The HOT PEPPER newspaper, one of the dailies in Monrovia ran two stories on its frontpage last week, quoting former President Sirleaf as saying at 80 years, she is “too old to remember things.”
Madam Sirleaf officially turned 80 on Monday, October 29, 2018 and held a quiet celebration at her private residence opposite James Spriggs Payne Airfield in Monrovia attended by family members, friends, former and current officials. President George Manneh Weah accompanied by Finance Minister Sameul Tweah, and other members of his cabinet, briefly graced the occasion.
Speaking Monday with BBC Stringer Jonathan Paye-layleh, Madam Sirleaf responds that anybody who made such assertion needs to go and look at themselves, adding, “Do I look like somebody to say I am 80 years and I can’t remember; Come on. You got a foolish paper here that’s always doing sensational things and those sensational things are not true.”
The former President maintains that there is absolutely no fact to that. “I’m very strong; my mind is functioning well, and so that’s strictly propaganda and nobody should listen to that”, she adds.However, Madam Sirleaf confirms some investigators met with her. “And I told them everything I do, every decision I have made, every action I have taken, is not by word of mouth; it’s by paper; it’s by document. Anybody wants to know anything I have done, please go to the records of the Ministry of State, it’s written there, and they will (provide) full clarification on anything, because I don’t just talk, I write anything I do, and so go and read the records.”
A government investigative team is probing circumstances surrounding the alleged missing money with several high profile personalities being interrogated, including former executive governor of the Central Bank of Liberia J. Milton Weeks. Madam Sirleaf’s own son at the CBL Charles Sirleaf, was also called in for questioning, but subsequently left off the hook.
At the same time, the United States Embassy near Monrovia recently announced through USAID that it has reached out to independent, internationally recognized firms with specialization in forensic investigations to conduct a scoping mission that could ascertain the basic facts surrounding the alleged missing currency.

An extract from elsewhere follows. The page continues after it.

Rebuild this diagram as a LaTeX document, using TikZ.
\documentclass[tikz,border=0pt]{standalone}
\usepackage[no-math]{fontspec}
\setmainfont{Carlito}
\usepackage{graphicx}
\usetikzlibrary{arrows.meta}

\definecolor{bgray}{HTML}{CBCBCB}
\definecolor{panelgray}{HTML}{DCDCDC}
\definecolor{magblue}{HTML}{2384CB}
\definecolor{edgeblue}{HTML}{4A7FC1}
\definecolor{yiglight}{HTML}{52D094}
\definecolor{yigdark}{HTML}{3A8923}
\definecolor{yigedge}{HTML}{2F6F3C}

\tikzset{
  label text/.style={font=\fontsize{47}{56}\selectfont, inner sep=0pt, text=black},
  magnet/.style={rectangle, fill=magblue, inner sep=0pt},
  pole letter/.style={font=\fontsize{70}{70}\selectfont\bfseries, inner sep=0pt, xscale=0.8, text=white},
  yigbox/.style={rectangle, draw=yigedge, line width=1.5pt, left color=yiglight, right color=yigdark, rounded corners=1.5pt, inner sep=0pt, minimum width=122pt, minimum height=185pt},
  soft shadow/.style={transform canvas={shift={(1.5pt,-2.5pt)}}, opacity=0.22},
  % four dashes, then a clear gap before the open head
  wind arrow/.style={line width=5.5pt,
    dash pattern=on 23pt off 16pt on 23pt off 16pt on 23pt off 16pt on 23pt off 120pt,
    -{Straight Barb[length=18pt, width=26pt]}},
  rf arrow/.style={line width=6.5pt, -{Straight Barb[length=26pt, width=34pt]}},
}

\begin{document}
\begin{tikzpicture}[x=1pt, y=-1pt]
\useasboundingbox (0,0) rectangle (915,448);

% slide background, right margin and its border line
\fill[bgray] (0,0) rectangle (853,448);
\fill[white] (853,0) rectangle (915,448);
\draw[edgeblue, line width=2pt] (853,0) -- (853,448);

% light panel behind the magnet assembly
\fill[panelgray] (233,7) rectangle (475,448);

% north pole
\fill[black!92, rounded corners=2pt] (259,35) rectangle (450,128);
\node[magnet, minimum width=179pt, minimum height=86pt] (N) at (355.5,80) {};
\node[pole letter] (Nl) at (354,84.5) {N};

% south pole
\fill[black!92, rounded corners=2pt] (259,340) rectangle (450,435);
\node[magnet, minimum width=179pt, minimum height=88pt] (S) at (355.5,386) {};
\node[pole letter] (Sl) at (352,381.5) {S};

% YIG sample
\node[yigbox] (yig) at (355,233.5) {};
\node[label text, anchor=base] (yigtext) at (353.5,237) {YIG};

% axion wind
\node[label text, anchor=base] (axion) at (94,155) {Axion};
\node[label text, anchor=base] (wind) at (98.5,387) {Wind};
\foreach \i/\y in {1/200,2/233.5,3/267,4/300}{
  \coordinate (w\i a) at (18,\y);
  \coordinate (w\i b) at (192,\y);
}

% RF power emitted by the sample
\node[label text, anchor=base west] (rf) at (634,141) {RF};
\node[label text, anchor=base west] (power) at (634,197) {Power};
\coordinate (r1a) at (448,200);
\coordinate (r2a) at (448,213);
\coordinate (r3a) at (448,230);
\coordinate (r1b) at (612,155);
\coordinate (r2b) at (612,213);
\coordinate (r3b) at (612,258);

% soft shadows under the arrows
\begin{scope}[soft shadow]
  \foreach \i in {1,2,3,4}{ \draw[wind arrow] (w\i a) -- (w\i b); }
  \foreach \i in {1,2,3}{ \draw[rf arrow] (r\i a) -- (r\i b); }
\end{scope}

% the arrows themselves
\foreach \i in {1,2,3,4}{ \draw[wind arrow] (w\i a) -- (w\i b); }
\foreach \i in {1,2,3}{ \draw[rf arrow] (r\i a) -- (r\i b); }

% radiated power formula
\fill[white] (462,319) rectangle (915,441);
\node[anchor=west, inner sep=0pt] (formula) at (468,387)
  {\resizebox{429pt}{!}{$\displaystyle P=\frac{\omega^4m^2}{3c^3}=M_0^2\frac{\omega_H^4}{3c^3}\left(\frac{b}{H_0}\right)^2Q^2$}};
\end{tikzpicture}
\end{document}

The report in the media followed the alleged disappearance of Liberian banknotes, totally about 15.5 billion that were printed abroad and brought into the country. The government thru the Ministry of Justice confirmed ongoing investigation “surrounding the arrival of containers and bags of moneys into the country, by and thru the Freeport of Monrovia and the Roberts International Airport, and that initial findings indicate that the containers and bags of moneys allegedly arrived between November 2017, prior to the inauguration of the current Government, and August 2018” after the inception of the Weah administration.
However, the current Executive Governor of the Central Bank of Liberia Nathaniel Patray, says no money is missing. “The Central Bank of Liberia wants to clarify to the general public and our partners in progress that there is no 16 billion Liberian Dollars missing, as has been erroneously reported in the media. The CBL has no records showing that monies printed and under its authority have not yet been delivered into its reserve vaults. Records from Crane Currency of Sweden, which was contracted to print the money, show that Crane delivered L$15.5 billion through the Freeport of Monrovia and the Roberts International Airport between 2016 and 2018, and that all these monies were logged by the CBL and delivered into the reserve vaults of the CBL”, Governor Patray maintains.